6.      Under section 42 of the CRTA, the CRT may accept as evidence information that it considers relevant, necessary and appropriate, whether or not the information would be admissible in a court of law. The CRT may also ask questions of the parties and witnesses and inform itself in any other way it considers appropriate.

7.      Where permitted by section 118 of the CRTA, in resolving this dispute the CRT may: order a party to do or stop doing something, order a party to pay money, or order any other terms or conditions the CRT considers appropriate.

8.      Some of the evidence ICBC submitted references confidential settlement discussions, which is prohibited under the CRTA and CRT’s rules. I have not considered any of that information in this decision.

9.      In the parties’ submissions, they discuss ICBC’s late approval of the trailer’s fender replacement, an interior cabinet mirror, and Ms. Williams’ alleged damage to the interior cabinet.
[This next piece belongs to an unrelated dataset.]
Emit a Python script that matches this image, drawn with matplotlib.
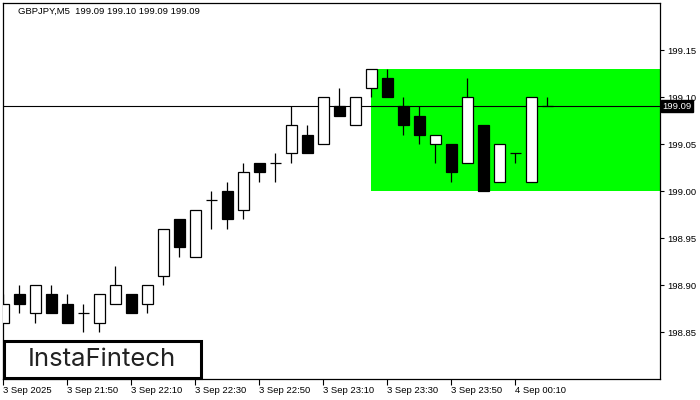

Ms. Williams does not specifically claim any damages for the fender, cabinet mirror, or cabinet. ICBC has reimbursed Ms. Williams for the trailer’s damage, including what she paid to replace the fender. Other than specific comments about the fender’s replacement discussed below, I make no findings about those things, as Ms. Williams’ claim is not for policy coverage. Rather, she claims in contract for consequential losses and costs arising from ICBC’s alleged wrongful act in delaying its processing of her claim.

ISSUES

10.   The issues in this dispute are:

a.    Did ICBC breach its contractual obligations in handling Ms. Williams’ trailer damage claim by failing to approve repairs in a timely way?

b.    To what extent, if any, is Ms. Williams entitled to the claimed $5,000 for loss of use damages?

EVIDENCE AND ANALYSIS

11.   In a civil claim like this one, as the applicant Ms. Williams has the burden of proving her claim, on a balance of probabilities (meaning “more likely than not”). I have only referenced below what I find is necessary to give context to my decision.

12.   I begin with the undisputed background facts. In June 2020, a tree fell on the roof of Ms. Williams’ horse trailer, damaging it. On June 6, 2020, Ms. Williams made a claim to ICBC for the trailer’s damage. In October 2020, ICBC paid $2,986.57 for the trailer’s repairs, under the applicable policy coverage. Ms. Williams picked up the horse trailer on October 8, 2020, after the repairs were completed.

13.   I turn to the relevant detail. The evidence shows Ms. Williams delivered the trailer to a repair facility, Gilmay RV, on June 26, 2020. Contrary to Ms. Williams’ apparent assertion, I find it was not ICBC’s responsibility to obtain the estimate for her.

14.   The evidence further shows that on July 15, 2020 Gilmay RV gave ICBC its $3,285.47 estimate for the repair, which among other things did not include a replacement fender.

15.   Contrary to ICBC’s assertion in a filed statement of facts, I find it did not authorize the trailer’s repairs on July 28, 2020. I say this because in evidence is ICBC’s December 17, 2020 Material Damage Manager’s note. That note said that while Gilmay RV sent ICBC its estimate on July 15, 2020, that estimate did not get “looked at or approved” by ICBC until September 9, 2020. The note said that this delay “was on us”, and was unfortunately due to a period of high claim volume while staff was away during the summer. I find the repairs were not authorized until September 9, 2020, 8 weeks after receipt of the estimate on July 15.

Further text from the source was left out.